Mr. Speaker, the circumstances of the Emergencies Act have certainly been one of the more significant debates in which I have participated in this place. I welcomed the Emergencies Act, and one of the reasons I felt comfortable voting yes for it was that the parliamentary oversight process was rigorous, in the sense that there will be a committee and there will also be an inquiry.
I would put forward this notion to the hon. government House leader. One of the worst things that has happened to Canadian democracy has been the emergence of people believing in “alternative facts”, as the Trump White House used to say. If we think that one set of people in this place have already made up their minds so firmly that they cannot be reliable in investigating, I think that is a wrong supposition.
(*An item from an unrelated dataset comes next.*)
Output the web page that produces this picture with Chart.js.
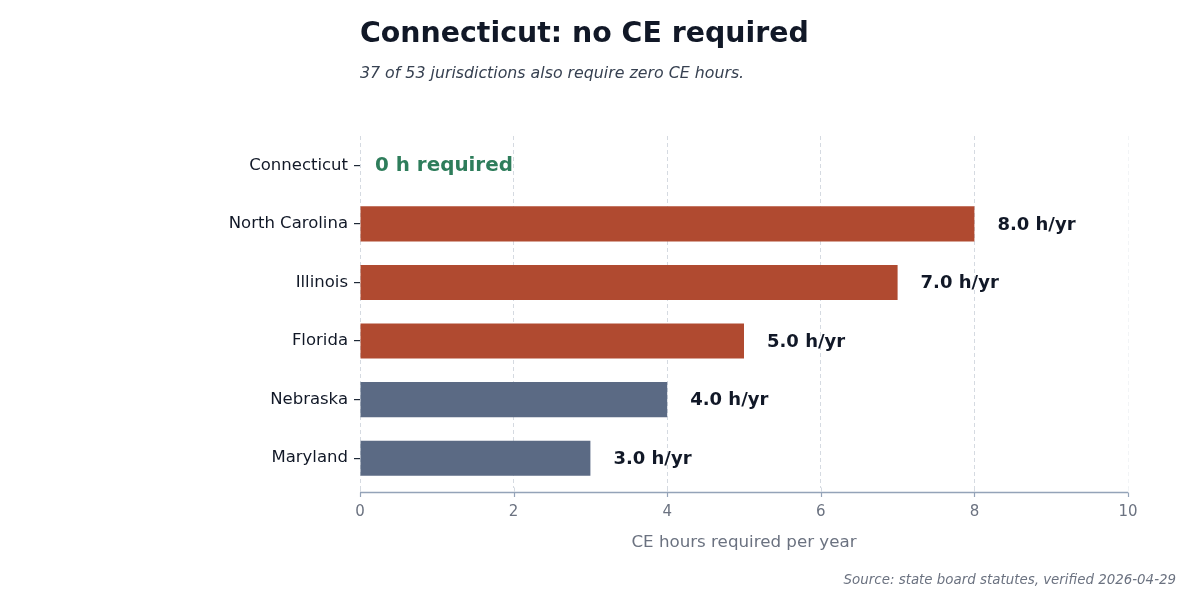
<!DOCTYPE html>
<html>
<head>
<meta charset="utf-8">
<script src="https://cdn.jsdelivr.net/npm/chart.js@4/dist/chart.umd.min.js"></script>
<style>
html,body{margin:0;padding:0;background:#fff;}
#wrap{width:1200px;height:600px;position:relative;}
</style>
</head>
<body>
<div id="wrap"><canvas id="c"></canvas></div>
<script>
const categories = ["Connecticut", "North Carolina", "Illinois", "Florida", "Nebraska", "Maryland"];
const hours = [0, 8, 7, 5, 4, 3];
const barColors = ["#B04A30", "#B04A30", "#B04A30", "#B04A30", "#5B6A84", "#5B6A84"];
const xTicks = [0, 2, 4, 6, 8, 10];
const titleText = "Connecticut: no CE required";
const subtitleText = "37 of 53 jurisdictions also require zero CE hours.";
const sourceText = "Source: state board statutes, verified 2026-04-29";
const xTitle = "CE hours required per year";
const zeroLabel = "0 h required";

const FONT = "'DejaVu Sans', sans-serif";
const GRID = '#D5DAE1';
const GRID_FAINT = 'rgba(213,218,225,0.3)';
const AXIS = '#94A3B8';
const AXIS_Y = 492.5;

function gridColorFor(v) { return v === 10 ? GRID_FAINT : GRID; }

const annotate = {
  id: 'annotate',
  afterDatasetsDraw(chart) {
    const ctx = chart.ctx;
    const meta = chart.getDatasetMeta(0);
    const xs = chart.scales.x;
    const bottom = chart.chartArea.bottom;
    ctx.save();
    ctx.setLineDash([4, 3]);
    ctx.lineWidth = 1;
    xTicks.forEach(v => {
      const px = Math.round(xs.getPixelForValue(v)) + 0.5;
      ctx.strokeStyle = gridColorFor(v);
      ctx.beginPath();
      ctx.moveTo(px, bottom);
      ctx.lineTo(px, AXIS_Y);
      ctx.stroke();
    });
    ctx.setLineDash([]);
    ctx.strokeStyle = AXIS;
    ctx.lineWidth = 1.3;
    ctx.beginPath();
    ctx.moveTo(xs.getPixelForValue(0), AXIS_Y);
    ctx.lineTo(xs.getPixelForValue(10), AXIS_Y);
    ctx.stroke();
    ctx.lineWidth = 1.2;
    xTicks.forEach(v => {
      const px = Math.round(xs.getPixelForValue(v)) + 0.5;
      ctx.beginPath();
      ctx.moveTo(px, AXIS_Y);
      ctx.lineTo(px, AXIS_Y + 4.5);
      ctx.stroke();
    });
    ctx.textBaseline = 'middle';
    ctx.textAlign = 'left';
    meta.data.forEach((bar, i) => {
      const v = hours[i];
      if (v === 0) {
        ctx.fillStyle = '#2E7D5B';
        ctx.font = "bold 19.9px " + FONT;
        ctx.fillText(zeroLabel, xs.getPixelForValue(0) + 15, bar.y + 1);
      } else {
        ctx.fillStyle = '#111827';
        ctx.font = "bold 18px " + FONT;
        ctx.fillText(v.toFixed(1) + " h/yr", bar.x + 23, bar.y + 1);
      }
    });
    ctx.restore();
  },
  afterDraw(chart) {
    const ctx = chart.ctx;
    const left = chart.chartArea.left;
    ctx.save();
    ctx.textAlign = 'left';
    ctx.textBaseline = 'middle';
    ctx.fillStyle = '#111827';
    ctx.font = "bold 28.4px " + FONT;
    ctx.fillText(titleText, left, 35);
    ctx.fillStyle = '#374151';
    ctx.font = "italic 15.8px " + FONT;
    ctx.fillText(subtitleText, left, 74);
    ctx.fillStyle = '#6B7280';
    ctx.font = "italic 13.4px " + FONT;
    ctx.textAlign = 'right';
    ctx.fillText(sourceText, 1176, 581);
    ctx.restore();
  }
};

new Chart(document.getElementById('c'), {
  type: 'bar',
  data: {
    labels: categories,
    datasets: [{
      data: hours,
      backgroundColor: barColors,
      borderWidth: 0,
      barPercentage: 0.6,
      categoryPercentage: 1.0
    }]
  },
  options: {
    indexAxis: 'y',
    responsive: true,
    maintainAspectRatio: false,
    animation: false,
    layout: { padding: { top: 136, right: 72, bottom: 0, left: 0 } },
    plugins: { legend: { display: false }, tooltip: { enabled: false }, title: { display: false } },
    scales: {
      x: {
        min: 0, max: 10,
        afterBuildTicks(scale) { scale.ticks = xTicks.map(v => ({ value: v })); },
        afterFit(scale) { scale.height = 112.5; },
        border: { display: false, dash: [4, 3] },
        grid: {
          color: (c) => gridColorFor(c.tick ? c.tick.value : null),
          lineWidth: 1,
          drawTicks: false
        },
        ticks: {
          color: '#6B7280',
          font: { family: FONT, size: 15 },
          padding: 16
        },
        title: {
          display: true,
          text: xTitle,
          color: '#6B7280',
          font: { family: FONT, size: 16.7 },
          padding: { top: 0, bottom: 47 }
        }
      },
      y: {
        afterFit(scale) { scale.width = 360; },
        border: { display: false },
        grid: { offset: false, drawOnChartArea: false, drawTicks: true, tickLength: 6, tickColor: '#1F2937', lineWidth: 1.2 },
        ticks: {
          color: '#111827',
          font: { family: FONT, size: 16.5 },
          padding: 6
        }
      }
    }
  },
  plugins: [annotate]
});
</script>
</body>
</html>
Obviously Conservatives are part of the committee, but I would make the point that the hon. member for Kitchener Centre and I are also an opposition party in this place. We respect each other a lot, but we did not vote the same way, and I respect my colleagues across the way who did not vote the same way.
If a committee of all people in this place, including the Green Party, was able to come to a report and give it to Canadians, could we then stop having different sets of facts, really explore what happened, and get past that idea? I get emails from constituents who say that nobody assaulted the workers or the homeless at Shepherds of Good Hope, yet I know it happened. How do we get to an agreed statement of facts if we decide that one set of people in this place are not really open-minded?